Sorry for the delay in my response. This speculation is a work in progress with many gaps:
To have an artificial intelligent agent with emergent behaviors appropriate to all its natural environmental circumstances, rather than having one cost function, as in ML, it’d likely have dozens, hundreds or thousands of cost functions. Those cost functions could in part be supplied by an analog to the amygdala, as routed through the locus coeruleus’ (LC) targeted release of norepinephrine.
I understand norepinephrine as having a major role in focusing attention, with the effect of priming neurons in regions that are relevant to the situation that aroused the amygdala in the first place. So those regions would tend to win neural competitions (Gerald Edleman’s neural Darwinism). The agent focuses on the problem at hand. In short, it could be the “on” switch.
For this to work, the norepinephrine delivery would have to be specific enough to target rather specific cortical areas (something I don’t know at this point).
On the flip side, dopamine release ultimately leads to a signal that “you’ve arrived. You can stop that energy-intensive activity now,” i.e. the “off” switch. Since the ventral tegmental area dopamine can release dopamine at intermediate stages during process toward a goal, there has to be gaps in this story; the release of dopamine alone doesn’t appear to be sufficient to end the focus of attention.
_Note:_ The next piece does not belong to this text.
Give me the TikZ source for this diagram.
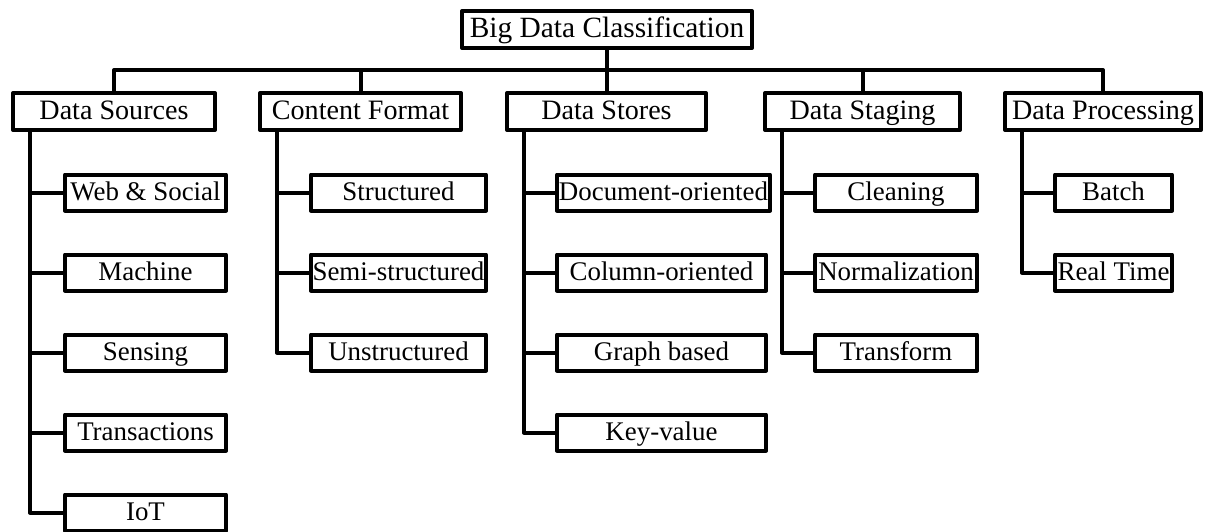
\documentclass[tikz,border=0pt]{standalone}
\usepackage{fontspec}
\setmainfont{Liberation Serif}
\begin{document}
\begin{tikzpicture}[x=1pt,y=-1pt,
  box/.style={draw=black, line width=4pt, fill=white, inner sep=0pt,
    line join=round, align=center, minimum height=37pt},
  rootbox/.style={box, font=\fontsize{29.4}{31}\selectfont,
    text height=21.2pt, text depth=4.7pt},
  catbox/.style={box, font=\fontsize{28.1}{30}\selectfont,
    text height=20.2pt, text depth=4.5pt},
  leafbox/.style={box, minimum height=36pt, font=\fontsize{26.9}{28}\selectfont,
    text height=19.4pt, text depth=4.3pt},
  link/.style={draw=black, line width=4pt, line join=round}]
\useasboundingbox (0,0) rectangle (1207,532);

% root
\node[rootbox, minimum width=290pt] (root) at (607,29.5) {Big Data Classification};

% categories
\node[catbox, minimum width=202pt] (src) at (114,111.5) {Data Sources};
\node[catbox, minimum width=201pt] (fmt) at (360.5,111.5) {Content Format};
\node[catbox, minimum width=199pt] (sto) at (606.5,111.5) {Data Stores};
\node[catbox, minimum width=195pt] (stg) at (862.5,111.5) {Data Staging};
\node[catbox, minimum width=196pt] (prc) at (1103,111.5) {Data Processing};

% bus from the root to the categories
\coordinate (busL) at (114,70);
\coordinate (busR) at (1103,70);
\draw[link] (root.south) -- (root.south |- busL);
\draw[link] (src.north) -- (busL) -- (busR) -- (prc.north);
\draw[link] (fmt.north) -- (fmt.north |- busL);
\draw[link] (sto.north) -- (sto.north |- busL);
\draw[link] (stg.north) -- (stg.north |- busL);

% Data Sources
\node[leafbox, minimum width=161pt] (s1) at (145.5,192.5) {Web \& Social};
\node[leafbox, minimum width=161pt] (s2) at (145.5,272.5) {Machine};
\node[leafbox, minimum width=161pt] (s3) at (145.5,352.5) {Sensing};
\node[leafbox, minimum width=161pt] (s4) at (145.5,432.5) {Transactions};
\node[leafbox, minimum width=161pt] (s5) at (145.5,512.5) {IoT};

% Content Format
\node[leafbox, minimum width=175pt] (f1) at (398.5,192.5) {Structured};
\node[leafbox, minimum width=175pt] (f2) at (398.5,272.5) {Semi-structured};
\node[leafbox, minimum width=175pt] (f3) at (398.5,352.5) {Unstructured};

% Data Stores
\node[leafbox, minimum width=213pt] (d1) at (663.5,192.5) {Document-oriented};
\node[leafbox, minimum width=209pt] (d2) at (661.5,272.5) {Column-oriented};
\node[leafbox, minimum width=209pt] (d3) at (661.5,352.5) {Graph based};
\node[leafbox, minimum width=209pt] (d4) at (661.5,432.5) {Key-value};

% Data Staging
\node[leafbox, minimum width=162pt] (g1) at (896,192.5) {Cleaning};
\node[leafbox, minimum width=162pt] (g2) at (896,272.5) {Normalization};
\node[leafbox, minimum width=162pt] (g3) at (896,352.5) {Transform};

% Data Processing
\node[leafbox, minimum width=117pt] (p1) at (1113.5,192.5) {Batch};
\node[leafbox, minimum width=117pt] (p2) at (1113.5,272.5) {Real Time};

% spines with stubs to each child
\foreach \cat/\kids in {src/{s1,s2,s3,s4,s5}, fmt/{f1,f2,f3}, sto/{d1,d2,d3,d4}, stg/{g1,g2,g3}, prc/{p1,p2}} {
  \foreach \k in \kids {
    \draw[link] ([xshift=19pt]\cat.south west) |- (\k.west);
  }
}
\end{tikzpicture}
\end{document}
The general idea is that models of these two neurotransmitters could serve the role of a cost function to direct an artificial organism to its goals, with feedback loops providing an analog to gradient descent (as in the neocortex, nucleus accumbens, … back to the LC and the amygdala).
For me, some of the interesting questions are:
- Could this be a key, possibly necessary, approach to the creation of a fully autonomous agent, such that it appears to be fully “alive” within its problem domain, with behaviors that are (almost) always appropriate to its environment (starting, say, at a level of complexity of an honey bee)?
- If so, how simple could a neurotransmitter model get and still provide this behavior? Are two neurotransmitters enough, or do you need six? Would you have to model most of the regions seen in biological organisms, or could you get away with a dozen?
- Is something like this currently part of Numenta’s architecture (my guess, probably “yes”)?